Gli anni ’60 e la condizione delle donne
La miniserie è ambientata tra la fine degli anni ’50 e l’inizio dei ’60. Ancora casalinghe per lo più, le donne iniziano però a maturare una maggiore coscienza di se stesse e vogliono, si impongono, per ottenere un ruolo più soddisfacente. Ma le donne, le madri, che Beth ha nella sua vita sono donne fragili, costrette dalle rispettive dipendenze (la madre naturale vittima di un abbandono d’amore che la rende folle e la madre adottiva della dipendenza da alcol) a lasciarla prima del tempo. Due figure che segnano la protagonista e dalle quali eredita forse la parte peggiore di loro. Eppure Beth, quando gioca a scacchi, torna nella sua reale dimensione, torna la donna in un mondo di uomini che vuole ottenere quel posto nella società che le spetta. Sa bene che soltanto seduta davanti a una scacchiera può ritrovare e affermare se stessa, quel suo vero io frammentato dall’esistenza che troppo spesso si è trovata a perdere.
Passione/ossessione
Il confine tra una passione e una ossessione è molto labile. Ci appassioniamo a qualcosa nella vita e a questa ci dedichiamo anima e corpo, dandoci dei punti di arrivo, senza pensare al fatto che abusando troppo di una passione questa si potrebbe trasformare presto in pericolosa ossessione. Beth ama giocare a scacchi. È la sua isola felice dopo tanti patimenti, l’unico posto sia fisico che mentale dove può controllare ogni cosa, senza soffrire, senza permettere alla vita di devastarla di nuovo. Beth ama vincere. In poche mosse disorienta l’avversario e lo batte. Vuole la vittoria, anche se non sempre nella vita siamo destinati a vincere. Eppure gli scacchi sono per lei vittoria e vita. L’unico aggancio di appartenenza a un mondo che non le va proprio a genio.
Costumi e fotografia
Se c’è una cosa che non si può non amare di questa serie sono i costumi, il trucco e le acconciature. In perfetto stile anni ’60, gli abiti della Beth adulta richiamano quasi le stampe geometriche della scacchiera, per passare poi ai vestiti a tinta unita, morbidi ed eleganti, provocanti, come la moda giovanile di quegli anni che grida alla libertà di espressione. I continui primi piani della protagonista e dei suoi avversari di gioco ci costringono quasi a entrare nella loro mente, attraverso i loro occhi decisi o spaesati a seconda della partita.
Anya Taylor-Joy
Lasciata per ultima in questa fin troppo breve lista, l’attrice che ha dato il volto a Beth Harmon è semplicemente perfetta. Calata nel ruolo, bellissima, permette attraverso la sua interpretazione di amare il personaggio anche quando diventa l’anti eroe di se stesso. Coi suoi grandi occhi e la parrucca rossa, l’espressione da “domino il mondo ma allo stesso tempo lo temo”, la Taylor- Joy ha fatto suo il personaggio di Beth divenendo il pilastro dell’intera serie. Sa come muovere le dita su una scacchiera, come guardare lo spettatore ora con aria trasognata, ora sicura di sé, ora vittima delle dipendenze. È la contrapposizione tra la sua bellezza perfetta e l’imperfezione del personaggio che incarna a renderla ipnotica. Tanto di cappello. Una carriera da seguire con interesse.
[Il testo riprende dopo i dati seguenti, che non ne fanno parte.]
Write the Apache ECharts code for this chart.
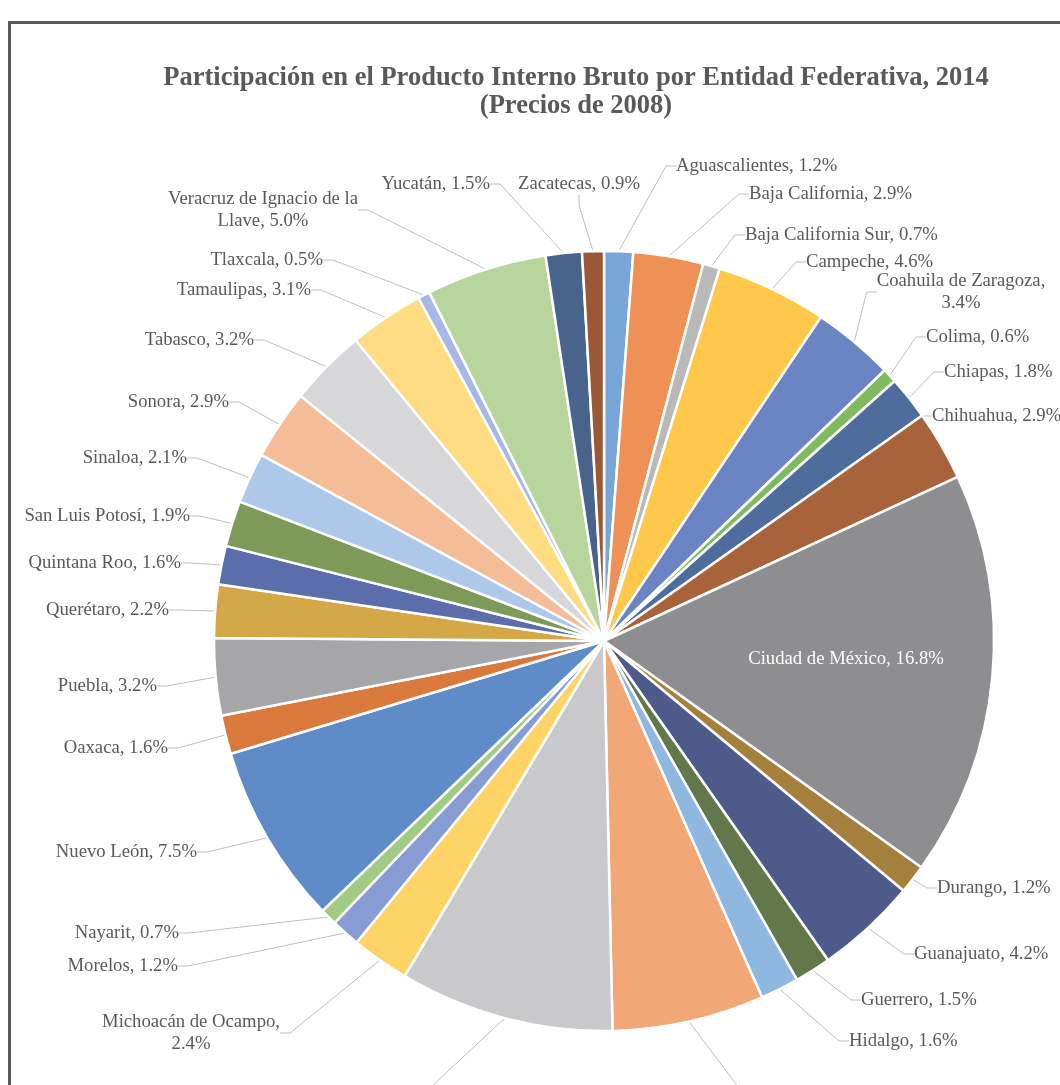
<!DOCTYPE html>
<html>
<head>
<meta charset="utf-8">
<script src="https://cdn.jsdelivr.net/npm/echarts@6/dist/echarts.min.js"></script>
<style>
  html, body { margin: 0; padding: 0; background: #ffffff; overflow: hidden; width: 1060px; height: 1085px; }
  #frame { position: absolute; left: 8px; top: 21px; width: 1120px; height: 1120px; border: 3px solid #595959; box-sizing: border-box; }
  #chart { position: absolute; left: 0; top: 0; width: 1140px; height: 1160px; }
</style>
</head>
<body>
<div id="frame"></div>
<div id="chart"></div>
<script>
// Entidades federativas, in the order they run clockwise from 12 o'clock
const states = [
  'Aguascalientes', 'Baja California', 'Baja California Sur', 'Campeche',
  'Coahuila de Zaragoza', 'Colima', 'Chiapas', 'Chihuahua', 'Ciudad de México',
  'Durango', 'Guanajuato', 'Guerrero', 'Hidalgo', 'Jalisco', 'México',
  'Michoacán de Ocampo', 'Morelos', 'Nayarit', 'Nuevo León', 'Oaxaca', 'Puebla',
  'Querétaro', 'Quintana Roo', 'San Luis Potosí', 'Sinaloa', 'Sonora', 'Tabasco',
  'Tamaulipas', 'Tlaxcala', 'Veracruz de Ignacio de la Llave', 'Yucatán', 'Zacatecas'
];

// Share of national GDP, 2014 (%)
const shares = [
  1.2, 2.9, 0.7, 4.6,
  3.4, 0.6, 1.8, 2.9, 16.8,
  1.2, 4.2, 1.5, 1.6, 6.3, 8.9,
  2.4, 1.2, 0.7, 7.5, 1.6, 3.2,
  2.2, 1.6, 1.9, 2.1, 2.9, 3.2,
  3.1, 0.5, 5.0, 1.5, 0.9
];

const sliceColors = [
  '#78a6d8', '#ef9156', '#b9b9b9', '#ffc84a',
  '#6a84c4', '#7fbb5e', '#4e6d9c', '#a9633a', '#8e8e91',
  '#a5803d', '#4e5a8a', '#62784a', '#8fb8e0', '#f2a776', '#c9c9cb',
  '#ffd466', '#869cd2', '#9fcb83', '#5f8cc8', '#d97a3c', '#a6a6a8',
  '#d4a847', '#5b6dab', '#7d9a58', '#adc8e8', '#f5bd97', '#d7d7d9',
  '#fedd82', '#a6b8e3', '#b7d59d', '#48638c', '#9a5934'
];

// Where each data label sits: [x, y, text alignment]
const labelSpots = [
  [676, 166, 'left'], [749, 194, 'left'], [745, 235, 'left'], [806, 262, 'left'],
  [961, 292, 'center'], [926, 337, 'left'], [944, 372, 'left'], [932, 416, 'left'], [846, 659, 'center'],
  [937, 888, 'left'], [914, 954, 'left'], [861, 1000, 'left'], [849, 1041, 'left'], [758, 1100, 'left'], [407, 1100, 'right'],
  [191, 1033, 'center'], [178, 966, 'right'], [179, 933, 'right'], [197, 852, 'right'], [168, 748, 'right'], [157, 686, 'right'],
  [169, 610, 'right'], [181, 563, 'right'], [190, 516, 'right'], [187, 458, 'right'], [229, 402, 'right'], [254, 340, 'right'],
  [311, 290, 'right'], [323, 260, 'right'], [263, 210, 'center'], [490, 184, 'right'], [579, 184, 'center']
];

// Long names are wrapped onto two lines
const wrappedNames = { 'Veracruz de Ignacio de la Llave': 'Veracruz de Ignacio de la\nLlave' };
const valueOnNewLine = ['Coahuila de Zaragoza', 'Michoacán de Ocampo'];

const insideLabel = 'Ciudad de México';

const pieData = states.map(function (name, i) {
  const item = { name: name, value: shares[i], itemStyle: { color: sliceColors[i] } };
  if (name === insideLabel) {
    item.label = { position: 'inside', color: '#ffffff' };
    item.labelLine = { show: false };
  }
  return item;
});

const chart = echarts.init(document.getElementById('chart'), null, { renderer: 'canvas' });

chart.setOption({
  animation: false,
  backgroundColor: 'transparent',
  title: {
    text: 'Participación en el Producto Interno Bruto por Entidad Federativa, 2014\n(Precios de 2008)',
    left: 571,
    top: 59,
    textAlign: 'center',
    textStyle: {
      fontFamily: 'Liberation Serif',
      fontWeight: 'bold',
      fontSize: 26.5,
      lineHeight: 28,
      color: '#595959'
    }
  },
  series: [{
    type: 'pie',
    center: [604, 641],
    radius: [0, 390],
    startAngle: 90,
    clockwise: true,
    avoidLabelOverlap: false,
    itemStyle: { borderColor: '#ffffff', borderWidth: 2.5 },
    label: {
      show: true,
      fontFamily: 'Liberation Serif',
      fontSize: 18.7,
      lineHeight: 22,
      color: '#595959',
      formatter: function (p) {
        const name = wrappedNames[p.name] || p.name;
        const sep = valueOnNewLine.indexOf(p.name) >= 0 ? ',\n' : ', ';
        return name + sep + p.value.toFixed(1) + '%';
      }
    },
    labelLine: {
      show: true,
      length: 15,
      length2: 10,
      minTurnAngle: 0,
      lineStyle: { color: '#bfbfbf', width: 1 }
    },
    labelLayout: function (p) {
      const spot = labelSpots[p.dataIndex];
      return { x: spot[0], y: spot[1], align: spot[2], verticalAlign: 'middle' };
    },
    emphasis: { disabled: true },
    data: pieData
  }]
});
</script>
</body>
</html>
Potrei scrivere molto altro su questa serie: il rapporto con gli uomini della protagonista, le cadute, le vittorie, le rivincite, gli abbandoni, gli amori mancati, le amicizie, i viaggi. Eppure posso solo aggiungere che la vita è per davvero tutta una partita a scacchi fatta di mosse decisive, ponderate e studiate, di passioni e ossessioni. E quando vedi una serie tv del genere non puoi pensare ad altro che la bellezza passa anche da uno schermo.